Where 12mm Does Not Pay Off
For most flat-subfloor bedroom installs in single-family homes, 12mm is wasted spend. The subfloor is already flat, the room is acoustically isolated from neighbours, the bare-feet experience does not vary meaningfully between 8mm and 12mm. The marginal $300 to $600 on a 300 sqft bedroom is better spent on a higher AC rating, a waterproof core for the kitchen, or simply kept in the budget for the next renovation.
The rule of thumb: spend the thickness premium on high-touch rooms (living, kitchen, master bedroom) and run 8mm in lower-touch rooms (secondary bedrooms, home office, closets). The visual continuity holds if the wood-grain colour matches across SKUs from the same manufacturer, even if the thickness varies by room.
Common 12mm Laminate Questions
How much does 12mm laminate cost?
12mm laminate retails at $2.50 to $6.00 per sqft material and $5 to $11 installed in 2026. The premium over 8mm laminate is roughly $1 to $2 per sqft material; the premium over 10mm is $0.50 to $1.
Is 12mm laminate worth it over 8mm?
Yes in three specific scenarios: when installing over an imperfect subfloor (12mm bridges minor irregularities better), when sound dampening matters (downstairs neighbours, home theatre, sound-sensitive bedroom), or when you want the premium underfoot feel that closely mimics hardwood.
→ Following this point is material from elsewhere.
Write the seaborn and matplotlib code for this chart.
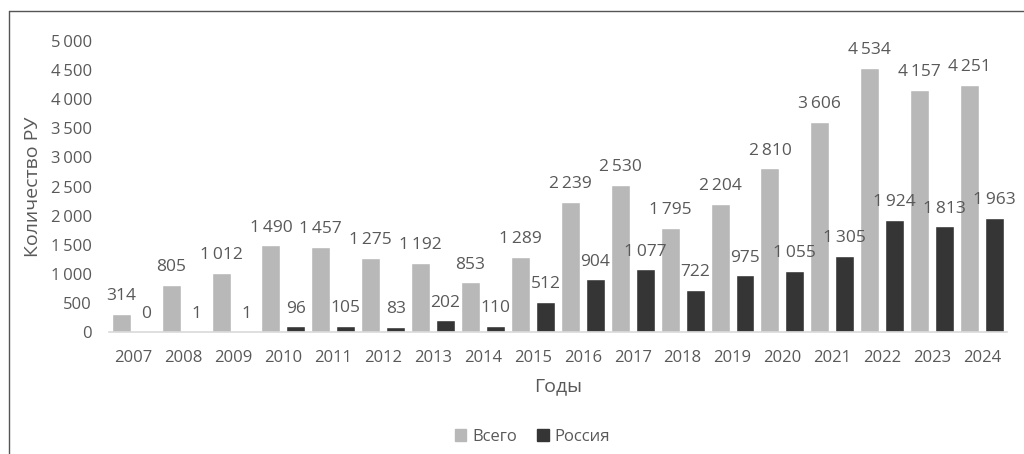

For most flat-subfloor bedroom installs, 8mm is functionally equivalent at lower cost.
Does 12mm laminate sound better than 8mm?
Yes meaningfully. The additional 4mm of HDF core dampens impact sound (footfall, dropped objects) by roughly 30 to 40 percent compared to 8mm. The hollow-tap sound that gives away cheap laminate is significantly reduced. For apartments and townhomes where downstairs neighbours hear footfall, 12mm with cork-foam underlay is the right combination.
Does thicker laminate last longer?
Only indirectly. The wear layer (the top transparent overlay) is the same thickness on most planks regardless of overall plank thickness. AC rating matters more for wear life than mm thickness. What 12mm gives you is better resistance to subfloor moisture (more material to absorb minor humidity changes) and better integrity at the click-lock joint (more material at the engagement face).
What thickness do most laminate planks come in?
The four standard thicknesses are 6mm, 8mm, 10mm, and 12mm. 6mm is budget-tier only (TrafficMaster); 8mm is the most common mid-range; 10mm bridges to premium; 12mm is the residential premium ceiling. 14mm exists in commercial lines (Pergo Defense+, Quick-Step Largo) but is uncommon in residential channels.
Does 12mm laminate need different underlay?
No, standard foam or vapour-barrier underlay works with any plank thickness. Many 12mm premium planks ship with cork or foam underlay attached, in which case you skip the underlay line entirely. If buying separately, foam at $0.15 to $0.30 per sqft for standard rooms; cork or upgraded foam at $0.40 to $0.75 if you want maximum sound dampening.
Will 12mm raise my floor height noticeably?
Yes by about 4mm (roughly 1/6 of an inch) compared to 8mm. Most doors swing fine with the extra height; the few that drag will need a small undercut at the bottom edge ($30 to $50 in carpenter time per door). Refrigerators and other appliances with toe-kick clearance are unaffected. Stair risers are unaffected (laminate stair systems use shorter planks).